**Information provided:**
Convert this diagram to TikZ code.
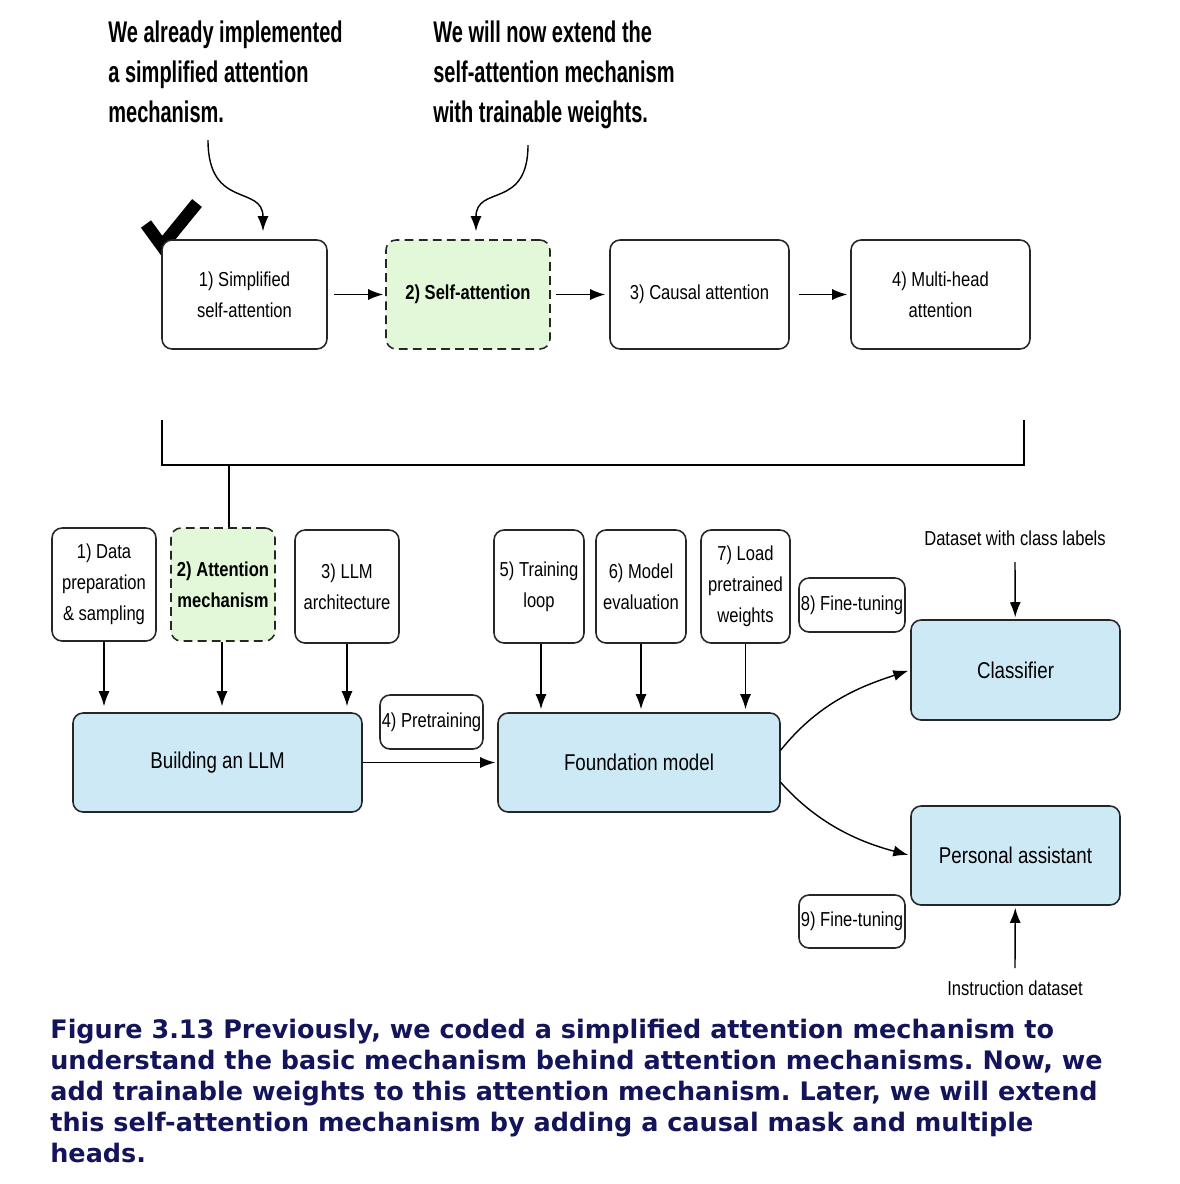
\documentclass[tikz,border=0pt]{standalone}
\usepackage{fontspec}
\usepackage{xcolor}
\usepackage{tikz}
\usetikzlibrary{arrows.meta}
\newfontfamily\narrowfont[FakeStretch=0.82]{Liberation Sans}
\newfontfamily\notefont[FakeStretch=0.67]{Liberation Sans}
\newfontfamily\capfont{DejaVu Sans}
\definecolor{llmblue}{HTML}{CDE9F5}
\definecolor{stepgreen}{HTML}{E2F8D8}
\definecolor{capnavy}{HTML}{14145A}
\frenchspacing

\begin{document}
\begin{tikzpicture}[x=0.02cm, y=-0.02cm,
    stepbox/.style={shape=rectangle, rounded corners=0.2cm, draw=black!85, line width=0.9pt, fill=white, align=center, inner sep=0pt, font=\narrowfont\fontsize{11.5}{17.5}\selectfont},
    nowbox/.style={stepbox, fill=stepgreen, dash pattern=on 5pt off 3pt, font=\narrowfont\bfseries\fontsize{11.5}{17.5}\selectfont},
    bigbox/.style={stepbox, fill=llmblue, font=\narrowfont\fontsize{13}{17}\selectfont},
    arrow/.style={-{Latex[width=2.2mm, length=3mm]}, line width=0.8pt},
    note/.style={align=left, inner sep=0pt, font=\notefont\bfseries\fontsize{17}{22.8}\selectfont}]
    \useasboundingbox (0,0) rectangle (1180,1184);

    \node[note, anchor=north west] (n1) at (108,20) {We already implemented\\a simplified attention\\mechanism.};
    \node[note, anchor=north west] (n2) at (433,20) {We will now extend the\\self-attention mechanism\\with trainable weights.};
    \coordinate (c1) at (208,140);
    \coordinate (c2) at (528,145);

    \draw[line width=0.25cm] (146,224) -- (162,246) -- (197,203);

    \node[stepbox, minimum width=3.3cm, minimum height=2.18cm] (t1) at (244.5,294.5) {1) Simplified\\self-attention};
    \node[nowbox, minimum width=3.28cm, minimum height=2.18cm] (t2) at (468,294.5) {2) Self-attention};
    \node[stepbox, minimum width=3.58cm, minimum height=2.18cm] (t3) at (699.5,294.5) {3) Causal attention};
    \node[stepbox, minimum width=3.58cm, minimum height=2.18cm] (t4) at (940.5,294.5) {4) Multi-head\\attention};

    \draw[arrow, shorten >=0.16cm] (c1) .. controls +(0,70) and +(0,-55) .. ([xshift=0.37cm]t1.north);
    \draw[arrow, shorten >=0.16cm] (c2) .. controls +(0,65) and +(0,-55) .. ([xshift=0.16cm]t2.north);
    \draw[arrow, shorten <=0.12cm, shorten >=0.04cm] (t1) -- (t2);
    \draw[arrow, shorten <=0.1cm, shorten >=0.08cm] (t2) -- (t3);
    \draw[arrow, shorten <=0.18cm, shorten >=0.06cm] (t3) -- (t4);

    \node[stepbox, minimum width=2.08cm, minimum height=2.26cm] (b1) at (104,584.5) {1) Data\\preparation\\\& sampling};
    \node[nowbox, minimum width=2.08cm, minimum height=2.26cm] (b2) at (223,584.5) {2) Attention\\mechanism};
    \node[stepbox, minimum width=2.08cm, minimum height=2.26cm] (b3) at (347,586.5) {3) LLM\\architecture};
    \node[stepbox, minimum width=1.8cm, minimum height=2.26cm] (b5) at (539,586.5) {5) Training\\loop};
    \node[stepbox, minimum width=1.8cm, minimum height=2.26cm] (b6) at (641,586.5) {6) Model\\evaluation};
    \node[stepbox, minimum width=1.78cm, minimum height=2.26cm] (b7) at (745.5,586.5) {7) Load\\pretrained\\weights};
    \node[stepbox, minimum width=2.12cm, minimum height=1.08cm] (b8) at (852,605) {8) Fine-tuning};
    \node[stepbox, minimum width=2.06cm, minimum height=1.08cm] (b4) at (431.5,722) {4) Pretraining};
    \node[stepbox, minimum width=2.12cm, minimum height=1.06cm] (b9) at (852,921.5) {9) Fine-tuning};

    \coordinate (k1) at (162,420);
    \coordinate (k2) at (1024,420);
    \coordinate (k) at (229,465);
    \draw[line width=0.8pt] (k1) |- (k2 |- k) -- (k2);
    \draw[line width=0.8pt] (k) -- (k |- b2.north);

    \node[bigbox, minimum width=5.78cm, minimum height=1.98cm] (L) at (217.5,762.5) {Building an LLM};
    \node[bigbox, minimum width=5.64cm, minimum height=1.98cm] (F) at (639,762.5) {Foundation model};
    \node[bigbox, minimum width=4.18cm, minimum height=2cm] (C) at (1015.5,670) {Classifier};
    \node[bigbox, minimum width=4.18cm, minimum height=1.98cm] (P) at (1015.5,855.5) {Personal assistant};

    \draw[arrow, shorten >=0.12cm] (b1) -- (b1 |- L.north);
    \draw[arrow, shorten >=0.12cm] ([xshift=-0.02cm]b2.south) -- ([xshift=-0.02cm]b2.south |- L.north);
    \draw[arrow, shorten >=0.12cm] (b3) -- (b3 |- L.north);
    \draw[arrow, shorten >=0.06cm] ([xshift=0.04cm]b5.south) -- ([xshift=0.04cm]b5.south |- F.north);
    \draw[arrow, shorten >=0.06cm] (b6) -- (b6 |- F.north);
    \draw[arrow, shorten >=0.06cm] (b7) -- (b7 |- F.north);
    \draw[arrow, shorten >=0.04cm] (L) -- (F);
    \draw[arrow, shorten >=0.04cm] (F.5) .. controls +(40,-50) and +(-45,15) .. (C.west);
    \draw[arrow, shorten >=0.04cm] (F.-8) .. controls +(40,45) and +(-45,-12) .. (P.west);

    \node[font=\narrowfont\fontsize{11.5}{14}\selectfont] (d1) at (1015,538) {Dataset with class labels};
    \node[font=\narrowfont\fontsize{11.5}{14}\selectfont] (d2) at (1015,988) {Instruction dataset};
    \coordinate (d0) at (1015,562);
    \coordinate (i0) at (1015,968);
    \draw[arrow, shorten >=0.04cm] (d0) -- (C);
    \draw[arrow, shorten >=0.04cm] (i0) -- (P);

    \node[anchor=north west, align=left, inner sep=0pt, text=capnavy, font=\capfont\bfseries\fontsize{14.5}{17.6}\selectfont] (cap) at (50,1019) {Figure 3.13 Previously, we coded a simplified attention mechanism to\\understand the basic mechanism behind attention mechanisms. Now, we\\add trainable weights to this attention mechanism. Later, we will extend\\this self-attention mechanism by adding a causal mask and multiple\\heads.};
\end{tikzpicture}
\end{document}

**Problem description:** Repeat the full listing above exactly, with no pictures in the copy.

**Output of the task:**
Convert this diagram to TikZ code.
\documentclass[tikz,border=0pt]{standalone}
\usepackage{fontspec}
\usepackage{xcolor}
\usepackage{tikz}
\usetikzlibrary{arrows.meta}
\newfontfamily\narrowfont[FakeStretch=0.82]{Liberation Sans}
\newfontfamily\notefont[FakeStretch=0.67]{Liberation Sans}
\newfontfamily\capfont{DejaVu Sans}
\definecolor{llmblue}{HTML}{CDE9F5}
\definecolor{stepgreen}{HTML}{E2F8D8}
\definecolor{capnavy}{HTML}{14145A}
\frenchspacing

\begin{document}
\begin{tikzpicture}[x=0.02cm, y=-0.02cm,
    stepbox/.style={shape=rectangle, rounded corners=0.2cm, draw=black!85, line width=0.9pt, fill=white, align=center, inner sep=0pt, font=\narrowfont\fontsize{11.5}{17.5}\selectfont},
    nowbox/.style={stepbox, fill=stepgreen, dash pattern=on 5pt off 3pt, font=\narrowfont\bfseries\fontsize{11.5}{17.5}\selectfont},
    bigbox/.style={stepbox, fill=llmblue, font=\narrowfont\fontsize{13}{17}\selectfont},
    arrow/.style={-{Latex[width=2.2mm, length=3mm]}, line width=0.8pt},
    note/.style={align=left, inner sep=0pt, font=\notefont\bfseries\fontsize{17}{22.8}\selectfont}]
    \useasboundingbox (0,0) rectangle (1180,1184);

    \node[note, anchor=north west] (n1) at (108,20) {We already implemented\\a simplified attention\\mechanism.};
    \node[note, anchor=north west] (n2) at (433,20) {We will now extend the\\self-attention mechanism\\with trainable weights.};
    \coordinate (c1) at (208,140);
    \coordinate (c2) at (528,145);

    \draw[line width=0.25cm] (146,224) -- (162,246) -- (197,203);

    \node[stepbox, minimum width=3.3cm, minimum height=2.18cm] (t1) at (244.5,294.5) {1) Simplified\\self-attention};
    \node[nowbox, minimum width=3.28cm, minimum height=2.18cm] (t2) at (468,294.5) {2) Self-attention};
    \node[stepbox, minimum width=3.58cm, minimum height=2.18cm] (t3) at (699.5,294.5) {3) Causal attention};
    \node[stepbox, minimum width=3.58cm, minimum height=2.18cm] (t4) at (940.5,294.5) {4) Multi-head\\attention};

    \draw[arrow, shorten >=0.16cm] (c1) .. controls +(0,70) and +(0,-55) .. ([xshift=0.37cm]t1.north);
    \draw[arrow, shorten >=0.16cm] (c2) .. controls +(0,65) and +(0,-55) .. ([xshift=0.16cm]t2.north);
    \draw[arrow, shorten <=0.12cm, shorten >=0.04cm] (t1) -- (t2);
    \draw[arrow, shorten <=0.1cm, shorten >=0.08cm] (t2) -- (t3);
    \draw[arrow, shorten <=0.18cm, shorten >=0.06cm] (t3) -- (t4);

    \node[stepbox, minimum width=2.08cm, minimum height=2.26cm] (b1) at (104,584.5) {1) Data\\preparation\\\& sampling};
    \node[nowbox, minimum width=2.08cm, minimum height=2.26cm] (b2) at (223,584.5) {2) Attention\\mechanism};
    \node[stepbox, minimum width=2.08cm, minimum height=2.26cm] (b3) at (347,586.5) {3) LLM\\architecture};
    \node[stepbox, minimum width=1.8cm, minimum height=2.26cm] (b5) at (539,586.5) {5) Training\\loop};
    \node[stepbox, minimum width=1.8cm, minimum height=2.26cm] (b6) at (641,586.5) {6) Model\\evaluation};
    \node[stepbox, minimum width=1.78cm, minimum height=2.26cm] (b7) at (745.5,586.5) {7) Load\\pretrained\\weights};
    \node[stepbox, minimum width=2.12cm, minimum height=1.08cm] (b8) at (852,605) {8) Fine-tuning};
    \node[stepbox, minimum width=2.06cm, minimum height=1.08cm] (b4) at (431.5,722) {4) Pretraining};
    \node[stepbox, minimum width=2.12cm, minimum height=1.06cm] (b9) at (852,921.5) {9) Fine-tuning};

    \coordinate (k1) at (162,420);
    \coordinate (k2) at (1024,420);
    \coordinate (k) at (229,465);
    \draw[line width=0.8pt] (k1) |- (k2 |- k) -- (k2);
    \draw[line width=0.8pt] (k) -- (k |- b2.north);

    \node[bigbox, minimum width=5.78cm, minimum height=1.98cm] (L) at (217.5,762.5) {Building an LLM};
    \node[bigbox, minimum width=5.64cm, minimum height=1.98cm] (F) at (639,762.5) {Foundation model};
    \node[bigbox, minimum width=4.18cm, minimum height=2cm] (C) at (1015.5,670) {Classifier};
    \node[bigbox, minimum width=4.18cm, minimum height=1.98cm] (P) at (1015.5,855.5) {Personal assistant};

    \draw[arrow, shorten >=0.12cm] (b1) -- (b1 |- L.north);
    \draw[arrow, shorten >=0.12cm] ([xshift=-0.02cm]b2.south) -- ([xshift=-0.02cm]b2.south |- L.north);
    \draw[arrow, shorten >=0.12cm] (b3) -- (b3 |- L.north);
    \draw[arrow, shorten >=0.06cm] ([xshift=0.04cm]b5.south) -- ([xshift=0.04cm]b5.south |- F.north);
    \draw[arrow, shorten >=0.06cm] (b6) -- (b6 |- F.north);
    \draw[arrow, shorten >=0.06cm] (b7) -- (b7 |- F.north);
    \draw[arrow, shorten >=0.04cm] (L) -- (F);
    \draw[arrow, shorten >=0.04cm] (F.5) .. controls +(40,-50) and +(-45,15) .. (C.west);
    \draw[arrow, shorten >=0.04cm] (F.-8) .. controls +(40,45) and +(-45,-12) .. (P.west);

    \node[font=\narrowfont\fontsize{11.5}{14}\selectfont] (d1) at (1015,538) {Dataset with class labels};
    \node[font=\narrowfont\fontsize{11.5}{14}\selectfont] (d2) at (1015,988) {Instruction dataset};
    \coordinate (d0) at (1015,562);
    \coordinate (i0) at (1015,968);
    \draw[arrow, shorten >=0.04cm] (d0) -- (C);
    \draw[arrow, shorten >=0.04cm] (i0) -- (P);

    \node[anchor=north west, align=left, inner sep=0pt, text=capnavy, font=\capfont\bfseries\fontsize{14.5}{17.6}\selectfont] (cap) at (50,1019) {Figure 3.13 Previously, we coded a simplified attention mechanism to\\understand the basic mechanism behind attention mechanisms. Now, we\\add trainable weights to this attention mechanism. Later, we will extend\\this self-attention mechanism by adding a causal mask and multiple\\heads.};
\end{tikzpicture}
\end{document}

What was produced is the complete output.